Exercise description >>
Return the lines below exactly, from the first line to the line that contains "const yTicks = [0, 50, 100, 150, 200, 250];". Leave out pictures.

----

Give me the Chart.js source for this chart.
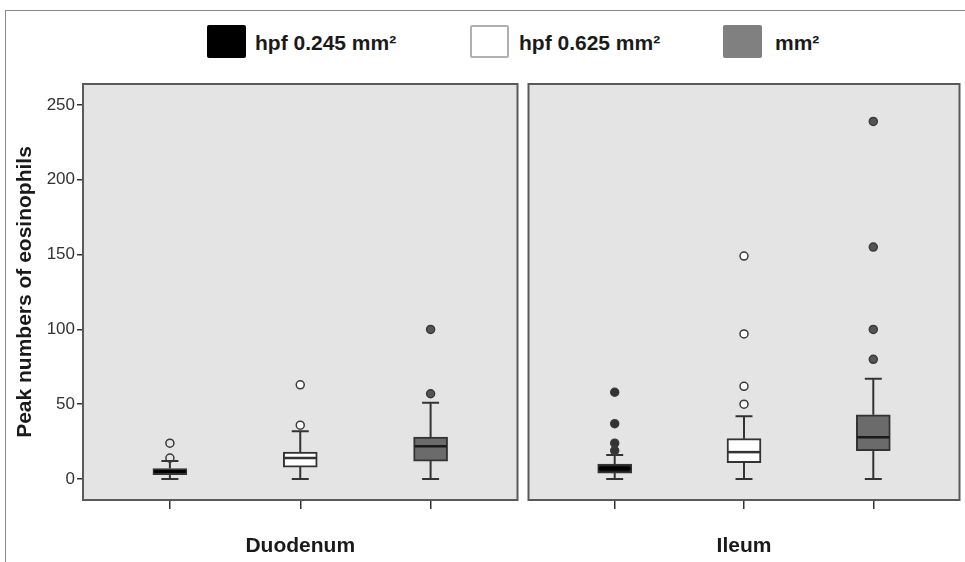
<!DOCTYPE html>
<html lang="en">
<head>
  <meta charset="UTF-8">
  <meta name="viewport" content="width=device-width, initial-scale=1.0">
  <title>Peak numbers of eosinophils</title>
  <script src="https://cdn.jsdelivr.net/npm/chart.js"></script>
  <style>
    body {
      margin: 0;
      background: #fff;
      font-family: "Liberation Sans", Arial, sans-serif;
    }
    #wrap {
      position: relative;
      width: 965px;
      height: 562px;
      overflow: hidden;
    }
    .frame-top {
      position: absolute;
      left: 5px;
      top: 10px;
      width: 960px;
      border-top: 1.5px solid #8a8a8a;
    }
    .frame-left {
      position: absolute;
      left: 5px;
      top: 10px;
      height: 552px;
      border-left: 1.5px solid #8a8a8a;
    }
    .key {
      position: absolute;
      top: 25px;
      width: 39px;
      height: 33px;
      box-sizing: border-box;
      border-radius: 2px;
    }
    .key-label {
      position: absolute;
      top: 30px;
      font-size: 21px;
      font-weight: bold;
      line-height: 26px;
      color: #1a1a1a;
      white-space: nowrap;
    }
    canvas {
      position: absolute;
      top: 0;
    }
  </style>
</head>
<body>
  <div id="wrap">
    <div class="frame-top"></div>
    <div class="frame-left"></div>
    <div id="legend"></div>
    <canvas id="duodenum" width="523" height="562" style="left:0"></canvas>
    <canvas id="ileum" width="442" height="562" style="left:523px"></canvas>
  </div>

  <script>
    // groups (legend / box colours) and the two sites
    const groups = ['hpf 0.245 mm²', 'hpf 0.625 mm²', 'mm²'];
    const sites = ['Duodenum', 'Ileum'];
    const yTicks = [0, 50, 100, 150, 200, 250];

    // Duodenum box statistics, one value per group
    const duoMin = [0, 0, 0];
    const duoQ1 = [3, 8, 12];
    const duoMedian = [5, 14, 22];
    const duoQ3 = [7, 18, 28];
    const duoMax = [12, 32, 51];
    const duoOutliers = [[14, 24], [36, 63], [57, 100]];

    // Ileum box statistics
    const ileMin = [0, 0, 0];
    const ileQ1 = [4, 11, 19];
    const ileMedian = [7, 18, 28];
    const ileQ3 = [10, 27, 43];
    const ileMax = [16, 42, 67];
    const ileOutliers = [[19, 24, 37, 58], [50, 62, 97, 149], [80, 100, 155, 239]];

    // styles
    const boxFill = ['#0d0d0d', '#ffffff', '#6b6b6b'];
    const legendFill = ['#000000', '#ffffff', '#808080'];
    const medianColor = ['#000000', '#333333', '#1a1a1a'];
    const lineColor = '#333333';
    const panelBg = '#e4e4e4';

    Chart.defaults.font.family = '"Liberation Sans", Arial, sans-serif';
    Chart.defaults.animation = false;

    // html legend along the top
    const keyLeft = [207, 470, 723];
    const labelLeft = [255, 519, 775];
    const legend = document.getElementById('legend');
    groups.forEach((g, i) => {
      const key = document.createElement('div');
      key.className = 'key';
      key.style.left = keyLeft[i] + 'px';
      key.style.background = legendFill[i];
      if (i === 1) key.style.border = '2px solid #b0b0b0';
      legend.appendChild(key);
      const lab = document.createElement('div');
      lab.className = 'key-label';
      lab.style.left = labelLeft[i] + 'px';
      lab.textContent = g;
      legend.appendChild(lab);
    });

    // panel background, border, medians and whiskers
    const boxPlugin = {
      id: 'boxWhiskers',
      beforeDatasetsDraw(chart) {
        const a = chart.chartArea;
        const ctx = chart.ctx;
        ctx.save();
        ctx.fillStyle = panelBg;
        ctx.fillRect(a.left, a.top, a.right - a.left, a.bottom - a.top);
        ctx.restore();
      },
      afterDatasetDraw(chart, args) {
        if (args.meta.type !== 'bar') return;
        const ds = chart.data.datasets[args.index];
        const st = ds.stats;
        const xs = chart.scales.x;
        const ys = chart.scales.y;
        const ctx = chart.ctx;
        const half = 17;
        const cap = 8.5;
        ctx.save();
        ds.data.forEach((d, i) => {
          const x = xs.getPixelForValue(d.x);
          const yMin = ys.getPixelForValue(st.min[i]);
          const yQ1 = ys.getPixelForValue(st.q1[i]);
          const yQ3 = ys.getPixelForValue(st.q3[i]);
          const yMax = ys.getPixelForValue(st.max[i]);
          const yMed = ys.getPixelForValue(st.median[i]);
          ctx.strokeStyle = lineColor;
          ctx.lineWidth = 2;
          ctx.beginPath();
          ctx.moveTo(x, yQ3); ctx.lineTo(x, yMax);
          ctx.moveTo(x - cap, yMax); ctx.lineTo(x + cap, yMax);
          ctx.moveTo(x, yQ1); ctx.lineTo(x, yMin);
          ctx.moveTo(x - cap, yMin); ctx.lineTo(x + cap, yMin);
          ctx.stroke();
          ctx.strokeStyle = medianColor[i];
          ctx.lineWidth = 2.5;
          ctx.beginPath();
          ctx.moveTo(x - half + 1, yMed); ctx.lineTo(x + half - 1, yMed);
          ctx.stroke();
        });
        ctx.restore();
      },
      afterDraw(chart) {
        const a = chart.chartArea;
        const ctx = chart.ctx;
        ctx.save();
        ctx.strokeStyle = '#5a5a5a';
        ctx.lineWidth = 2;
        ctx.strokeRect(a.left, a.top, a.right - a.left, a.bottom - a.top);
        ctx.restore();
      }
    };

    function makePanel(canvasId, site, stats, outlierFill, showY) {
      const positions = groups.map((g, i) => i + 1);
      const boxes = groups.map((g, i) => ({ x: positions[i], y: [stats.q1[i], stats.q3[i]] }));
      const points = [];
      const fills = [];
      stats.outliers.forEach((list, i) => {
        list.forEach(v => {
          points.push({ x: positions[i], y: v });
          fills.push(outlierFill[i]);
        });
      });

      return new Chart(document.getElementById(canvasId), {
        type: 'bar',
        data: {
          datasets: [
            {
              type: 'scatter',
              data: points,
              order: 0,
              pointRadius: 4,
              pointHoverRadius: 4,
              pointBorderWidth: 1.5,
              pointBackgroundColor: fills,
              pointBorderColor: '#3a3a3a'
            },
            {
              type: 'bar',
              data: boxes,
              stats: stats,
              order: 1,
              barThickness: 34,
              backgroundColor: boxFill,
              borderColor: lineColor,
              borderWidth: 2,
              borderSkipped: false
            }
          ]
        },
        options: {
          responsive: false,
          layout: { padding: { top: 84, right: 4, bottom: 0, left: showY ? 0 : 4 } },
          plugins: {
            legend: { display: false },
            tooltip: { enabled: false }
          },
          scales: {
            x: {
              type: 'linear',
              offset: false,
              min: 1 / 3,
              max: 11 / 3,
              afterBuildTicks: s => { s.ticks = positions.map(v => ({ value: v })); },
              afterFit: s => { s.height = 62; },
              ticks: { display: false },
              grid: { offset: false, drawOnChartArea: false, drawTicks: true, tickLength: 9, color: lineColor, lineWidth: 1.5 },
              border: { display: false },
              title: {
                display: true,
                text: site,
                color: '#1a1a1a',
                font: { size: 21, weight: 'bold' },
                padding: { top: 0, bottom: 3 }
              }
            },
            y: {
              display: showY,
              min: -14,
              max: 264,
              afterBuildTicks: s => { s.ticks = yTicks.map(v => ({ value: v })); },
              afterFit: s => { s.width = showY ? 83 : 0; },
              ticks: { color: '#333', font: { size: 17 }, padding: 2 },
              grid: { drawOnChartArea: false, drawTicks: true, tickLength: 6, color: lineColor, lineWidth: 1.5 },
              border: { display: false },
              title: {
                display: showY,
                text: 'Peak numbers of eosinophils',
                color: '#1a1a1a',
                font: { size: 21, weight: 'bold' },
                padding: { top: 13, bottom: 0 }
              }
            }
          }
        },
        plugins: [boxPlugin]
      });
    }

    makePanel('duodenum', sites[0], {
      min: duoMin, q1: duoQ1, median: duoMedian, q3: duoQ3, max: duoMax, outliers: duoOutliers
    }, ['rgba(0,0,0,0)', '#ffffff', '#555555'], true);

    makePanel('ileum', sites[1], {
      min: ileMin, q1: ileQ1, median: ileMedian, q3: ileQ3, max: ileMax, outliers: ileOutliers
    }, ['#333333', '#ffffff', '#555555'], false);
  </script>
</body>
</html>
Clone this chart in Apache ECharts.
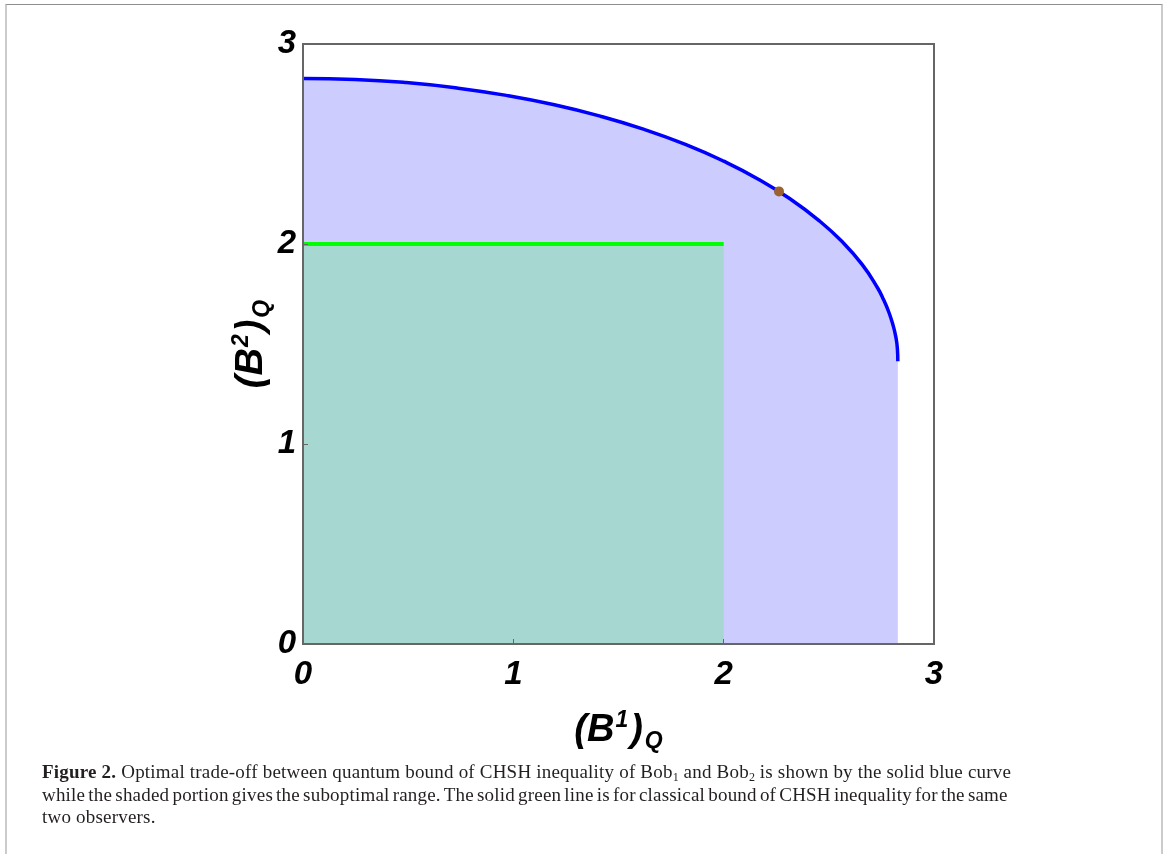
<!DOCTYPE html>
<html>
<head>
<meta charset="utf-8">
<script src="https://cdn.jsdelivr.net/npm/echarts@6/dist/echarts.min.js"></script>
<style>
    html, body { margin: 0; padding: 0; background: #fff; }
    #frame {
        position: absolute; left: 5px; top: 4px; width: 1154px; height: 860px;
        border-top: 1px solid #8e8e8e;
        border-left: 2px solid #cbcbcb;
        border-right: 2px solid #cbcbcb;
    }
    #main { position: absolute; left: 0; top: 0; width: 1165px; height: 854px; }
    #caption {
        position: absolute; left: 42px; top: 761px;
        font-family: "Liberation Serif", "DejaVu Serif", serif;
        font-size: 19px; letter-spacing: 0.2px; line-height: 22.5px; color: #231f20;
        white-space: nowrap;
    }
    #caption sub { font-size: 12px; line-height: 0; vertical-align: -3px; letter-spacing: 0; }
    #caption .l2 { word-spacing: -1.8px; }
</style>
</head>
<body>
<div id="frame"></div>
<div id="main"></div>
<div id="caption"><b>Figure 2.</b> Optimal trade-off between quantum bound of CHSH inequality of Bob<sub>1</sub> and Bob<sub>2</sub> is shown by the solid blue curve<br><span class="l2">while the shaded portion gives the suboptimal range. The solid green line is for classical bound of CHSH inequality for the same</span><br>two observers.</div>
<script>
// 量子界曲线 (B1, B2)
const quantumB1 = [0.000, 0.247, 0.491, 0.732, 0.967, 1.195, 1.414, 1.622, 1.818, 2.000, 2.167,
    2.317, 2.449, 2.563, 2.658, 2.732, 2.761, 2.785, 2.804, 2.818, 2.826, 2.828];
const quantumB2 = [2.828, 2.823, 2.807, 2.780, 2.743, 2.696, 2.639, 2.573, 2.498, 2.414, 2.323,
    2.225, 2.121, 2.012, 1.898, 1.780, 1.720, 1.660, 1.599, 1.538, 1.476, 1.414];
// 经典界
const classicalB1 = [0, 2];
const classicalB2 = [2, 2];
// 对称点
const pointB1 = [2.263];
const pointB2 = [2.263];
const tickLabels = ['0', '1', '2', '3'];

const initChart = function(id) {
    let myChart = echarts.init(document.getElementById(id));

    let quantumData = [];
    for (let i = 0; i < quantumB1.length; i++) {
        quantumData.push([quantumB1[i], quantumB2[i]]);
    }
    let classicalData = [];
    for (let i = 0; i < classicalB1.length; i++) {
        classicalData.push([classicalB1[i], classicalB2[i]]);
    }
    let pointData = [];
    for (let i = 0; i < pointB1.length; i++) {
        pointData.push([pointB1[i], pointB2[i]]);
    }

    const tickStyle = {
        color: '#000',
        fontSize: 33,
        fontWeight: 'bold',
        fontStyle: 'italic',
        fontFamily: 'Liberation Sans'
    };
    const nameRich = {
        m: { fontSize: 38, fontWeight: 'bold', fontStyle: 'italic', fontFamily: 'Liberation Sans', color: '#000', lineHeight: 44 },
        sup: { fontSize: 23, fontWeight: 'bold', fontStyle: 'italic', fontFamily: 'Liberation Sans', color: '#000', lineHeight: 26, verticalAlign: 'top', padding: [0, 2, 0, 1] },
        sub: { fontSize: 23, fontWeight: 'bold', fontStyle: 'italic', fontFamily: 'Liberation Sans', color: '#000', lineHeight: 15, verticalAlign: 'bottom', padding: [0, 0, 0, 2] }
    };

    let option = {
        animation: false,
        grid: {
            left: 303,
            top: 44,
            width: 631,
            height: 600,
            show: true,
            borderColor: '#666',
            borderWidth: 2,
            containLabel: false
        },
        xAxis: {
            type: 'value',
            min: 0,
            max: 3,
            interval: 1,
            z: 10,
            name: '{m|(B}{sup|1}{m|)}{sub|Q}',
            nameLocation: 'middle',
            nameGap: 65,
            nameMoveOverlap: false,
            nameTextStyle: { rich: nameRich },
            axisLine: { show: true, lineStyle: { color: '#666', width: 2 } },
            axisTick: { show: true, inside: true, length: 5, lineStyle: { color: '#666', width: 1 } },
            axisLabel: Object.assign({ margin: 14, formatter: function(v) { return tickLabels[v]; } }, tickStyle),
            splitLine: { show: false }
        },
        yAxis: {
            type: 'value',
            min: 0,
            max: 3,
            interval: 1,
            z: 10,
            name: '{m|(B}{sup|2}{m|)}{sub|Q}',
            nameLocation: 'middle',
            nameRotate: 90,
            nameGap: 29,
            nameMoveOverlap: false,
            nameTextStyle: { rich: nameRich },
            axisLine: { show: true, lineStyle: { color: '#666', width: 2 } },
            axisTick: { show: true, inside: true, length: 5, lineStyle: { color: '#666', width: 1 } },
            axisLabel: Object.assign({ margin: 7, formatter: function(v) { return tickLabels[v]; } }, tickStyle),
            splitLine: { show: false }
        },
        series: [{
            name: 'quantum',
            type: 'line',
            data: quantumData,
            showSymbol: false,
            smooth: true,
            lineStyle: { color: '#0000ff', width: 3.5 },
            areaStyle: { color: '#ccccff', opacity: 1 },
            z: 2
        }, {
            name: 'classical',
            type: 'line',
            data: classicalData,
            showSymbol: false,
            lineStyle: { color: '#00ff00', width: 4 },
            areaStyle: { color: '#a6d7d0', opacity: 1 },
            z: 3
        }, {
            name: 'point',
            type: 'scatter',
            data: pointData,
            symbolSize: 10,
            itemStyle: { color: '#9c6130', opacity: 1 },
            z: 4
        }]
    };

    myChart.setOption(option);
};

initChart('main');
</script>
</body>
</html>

----

Completed exercise >>
Give me the Chart.js source for this chart.
<!DOCTYPE html>
<html lang="en">
<head>
  <meta charset="UTF-8">
  <meta name="viewport" content="width=device-width, initial-scale=1.0">
  <title>Peak numbers of eosinophils</title>
  <script src="https://cdn.jsdelivr.net/npm/chart.js"></script>
  <style>
    body {
      margin: 0;
      background: #fff;
      font-family: "Liberation Sans", Arial, sans-serif;
    }
    #wrap {
      position: relative;
      width: 965px;
      height: 562px;
      overflow: hidden;
    }
    .frame-top {
      position: absolute;
      left: 5px;
      top: 10px;
      width: 960px;
      border-top: 1.5px solid #8a8a8a;
    }
    .frame-left {
      position: absolute;
      left: 5px;
      top: 10px;
      height: 552px;
      border-left: 1.5px solid #8a8a8a;
    }
    .key {
      position: absolute;
      top: 25px;
      width: 39px;
      height: 33px;
      box-sizing: border-box;
      border-radius: 2px;
    }
    .key-label {
      position: absolute;
      top: 30px;
      font-size: 21px;
      font-weight: bold;
      line-height: 26px;
      color: #1a1a1a;
      white-space: nowrap;
    }
    canvas {
      position: absolute;
      top: 0;
    }
  </style>
</head>
<body>
  <div id="wrap">
    <div class="frame-top"></div>
    <div class="frame-left"></div>
    <div id="legend"></div>
    <canvas id="duodenum" width="523" height="562" style="left:0"></canvas>
    <canvas id="ileum" width="442" height="562" style="left:523px"></canvas>
  </div>

  <script>
    // groups (legend / box colours) and the two sites
    const groups = ['hpf 0.245 mm²', 'hpf 0.625 mm²', 'mm²'];
    const sites = ['Duodenum', 'Ileum'];
    const yTicks = [0, 50, 100, 150, 200, 250];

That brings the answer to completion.